Table. How to interpret network liquidity shifts
| Observation | What it often means for a trader | Practical action |
|---|---|---|
| Stablecoin share and activity increase on a network | Liquidity becomes “working” there | Watch pairs/DEXs on that network, look for setups with better execution |
| Stablecoins rotate from risk venues into more “conservative” venues | Risk appetite drops, the cost of mistakes rises | Reduce leverage, cut size, wait for confirmation |
| Flows accelerate around news | Higher probability of volatility | Tighter entry discipline and profit-taking, fewer “chase” trades |
The logic is based on stablecoins being the primary settlement asset of crypto markets and a proxy for tradable demand/supply inside the system
How to profit from this: scenarios that actually work
This is not about “investing in stablecoins.” The logic is to understand where liquidity appears, where it disappears, and where conditions deteriorate for aggressive entries. This approach filters trades and improves outcomes without making the strategy complicated.
Three scenarios that most often convert into profit or profit protection:
- Early entry where liquidity accumulates.

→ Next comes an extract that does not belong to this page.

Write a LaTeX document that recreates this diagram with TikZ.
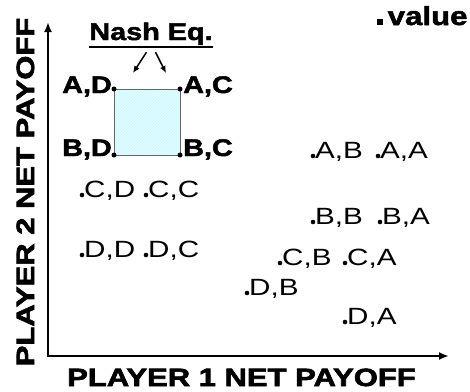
\documentclass[tikz,border=0pt]{standalone}
\usepackage{fontspec}
\setmainfont{Liberation Sans}
\newfontfamily\plainfont[FakeStretch=1.26]{Liberation Sans}
\newfontfamily\heavyfont[FakeStretch=1.2, BoldFeatures={FakeBold=2}]{Liberation Sans}
\newfontfamily\axisfont[FakeStretch=1.24, BoldFeatures={FakeBold=2.5}]{Liberation Sans}
\usetikzlibrary{arrows.meta, patterns, positioning}

\begin{document}
\begin{tikzpicture}[x=1pt, y=-1pt, every node/.style={inner sep=0pt},
  pt/.style={circle, fill=black, minimum size=4.6pt},
  corner/.style={circle, fill=black, minimum size=5pt},
  lbl/.style={font=\plainfont\fontsize{23.5}{23.5}\selectfont, anchor=base west},
  boldlbl/.style={font=\heavyfont\bfseries\fontsize{24}{24}\selectfont},
  axislbl/.style={font=\axisfont\bfseries\fontsize{25}{25}\selectfont, anchor=base}]
  \useasboundingbox (0,0) rectangle (470,391);

  % Axes
  \coordinate (ytop) at (48,22);
  \coordinate (origin) at (48,356);
  \coordinate (xend) at (449,356);
  \draw[{Latex[length=10pt,width=8pt]}-{Latex[length=10pt,width=8pt]}, line width=2pt] (ytop) -- (origin) -- (xend);
  \node[axislbl] (xlabel) at (241.5,386) {PLAYER 1 NET PAYOFF};
  \node[axislbl, rotate=90] (ylabel) at (34,192) {PLAYER 2 NET PAYOFF};

  % Nash equilibrium box
  \draw[gray!80!black, preaction={fill=cyan!7}, pattern=north east lines, pattern color=cyan!30] (114,89) rectangle (180,155);
  \node[corner] (ad) at (114,89) {};
  \node[corner] (ac) at (180,89) {};
  \node[corner] (bd) at (114,155) {};
  \node[corner] (bc) at (180,155) {};
  \node[boldlbl, anchor=base east] (ad-t) at ([xshift=-2pt, yshift=-4pt]ad.center) {A,D};
  \node[boldlbl, anchor=base west] (ac-t) at ([xshift=3pt, yshift=-4pt]ac.center) {A,C};
  \node[boldlbl, anchor=base east] (bd-t) at ([xshift=-2pt, yshift=-1pt]bd.center) {B,D};
  \node[boldlbl, anchor=base west] (bc-t) at ([xshift=3pt, yshift=-1pt]bc.center) {B,C};

  % Nash Eq. label with arrows
  \node[boldlbl, anchor=base] (nash) at (151,40) {Nash Eq.};
  \draw[line width=2.5pt] ([yshift=-2pt]nash.south west) -- ([yshift=-2pt]nash.south east);
  \coordinate (nash-l) at (133,73);
  \coordinate (nash-r) at (166,73);
  \draw[-{Latex[length=7pt,width=6pt]}, line width=1.5pt] ([xshift=-4.5pt, yshift=-7pt]nash.south) -- (nash-l);
  \draw[-{Latex[length=7pt,width=6pt]}, line width=1.5pt] ([xshift=4.5pt, yshift=-7pt]nash.south) -- (nash-r);

  % Legend
  \node[fill=black, minimum size=6pt] (key) at (379.5,21.5) {};
  \node[font=\heavyfont\bfseries\fontsize{26}{26}\selectfont, anchor=base west] (key-t) at ([xshift=8pt, yshift=-3.5pt]key.center) {value};

  % Other outcomes
  \node[pt] (ab) at (313,156) {};
  \node[lbl] (ab-t) at ([xshift=2pt, yshift=-2.5pt]ab.center) {A,B};
  \node[pt] (aa) at (378,156) {};
  \node[lbl] (aa-t) at ([xshift=2pt, yshift=-2.5pt]aa.center) {A,A};
  \node[pt] (cd) at (82,195) {};
  \node[lbl] (cd-t) at ([xshift=2pt, yshift=-2.5pt]cd.center) {C,D};
  \node[pt] (cc) at (146,195) {};
  \node[lbl] (cc-t) at ([xshift=2pt, yshift=-2.5pt]cc.center) {C,C};
  \node[pt] (bb) at (313,222) {};
  \node[lbl] (bb-t) at ([xshift=2pt, yshift=-2.5pt]bb.center) {B,B};
  \node[pt] (ba) at (380,222) {};
  \node[lbl] (ba-t) at ([xshift=2pt, yshift=-2.5pt]ba.center) {B,A};
  \node[pt] (dd) at (82,255) {};
  \node[lbl] (dd-t) at ([xshift=2pt, yshift=-2.5pt]dd.center) {D,D};
  \node[pt] (dc) at (146,255) {};
  \node[lbl] (dc-t) at ([xshift=2pt, yshift=-2.5pt]dc.center) {D,C};
  \node[pt] (cb) at (280,263) {};
  \node[lbl] (cb-t) at ([xshift=2pt, yshift=-2.5pt]cb.center) {C,B};
  \node[pt] (ca) at (345,263) {};
  \node[lbl] (ca-t) at ([xshift=2pt, yshift=-2.5pt]ca.center) {C,A};
  \node[pt] (db) at (247,293) {};
  \node[lbl] (db-t) at ([xshift=2pt, yshift=-2.5pt]db.center) {D,B};
  \node[pt] (da) at (345,322) {};
  \node[lbl] (da-t) at ([xshift=2pt, yshift=-2.5pt]da.center) {D,A};
\end{tikzpicture}
\end{document}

If stablecoins flow into a specific network or venue, trading conditions often improve there. Capital becomes available to execute trades, which directly affects move quality (less “empty” candles and fewer random spikes).
- Filtering “growth out of thin air.” Price movement without signs of liquidity inflow more often ends in a sharp pullback because buying power does not anchor the impulse. Practically, this means a simple advantage: fewer late entries where expected value is worse.
- Profit protection when systemic stress rises. When stablecoins behave unstably, spreads, liquidations, and overall volatility can change quickly. In those periods, the right objective is not “maximize,” but avoid giving profit back to the market.
What to track (three signals that deliver 80% of the value)

Peg breaks signal early stress, as seen in USDC deviations
Signal 1. Stablecoin supply
Supply growth more often signals rising potential liquidity inside the crypto system. Supply contraction more often signals capital moving to more conservative forms or reduced risk appetite.
Signal 2. Flows across networks and venues
Flows show where liquidity becomes “working.” This helps pick an environment where execution is easier and opportunities show up more often, rather than just discussions.
Signal 3. Price stability around 1.00
This linkage is often called the “peg.” If the “peg breaks,” it means the system starts operating less stably because the market is pricing in issues with redemptions, reserves, or overall liquidity. BIS research shows that public shocks and information about reserves can amplify deviations from 1.00 and change holder behavior.
Risk block. Why “more transparency” does not always save you
It feels intuitive that more transparency and reserve reporting should always make the system more stable. But BIS models and evidence suggest the effect of public information can be ambiguous. With weak prior beliefs about reserve quality, more disclosure can increase run risk; with strong beliefs, it can reduce run risk.
This matters for one reason. Market reaction to reserve news may be non-linear. Sometimes “good” news reduces stress, and sometimes any news increases coordination among participants and accelerates moves.
Where it’s more efficient and convenient to read alpha
The problem is not the absence of data. The problem is that manually it is hard to keep issuance, flows, on-chain activity, and market context in your head at the same time. That is exactly why those who shorten the time from signal to decision win.
When the site has a unified feed under the Stablecoins tag and token cards, it becomes easier to quickly see which stablecoins and related themes are “active” right now and which are falling out of market attention. This saves time and helps avoid giving profits back due to delayed reaction.
And when an AI analysis and noise-filtering layer is added, it becomes easier to turn a stream of signals into a clear trade hypothesis. This approach is especially useful in a 24/7 market, where manual control most often breaks during sharp moves.
Conclusion
Alpha is more often found not in guessing the next impulse, but in understanding when the market is even capable of sustaining that impulse. Stablecoins provide a measurable framework: liquidity expands—conditions improve; liquidity contracts or the “peg” breaks—the system operates less stably and the cost of mistakes rises.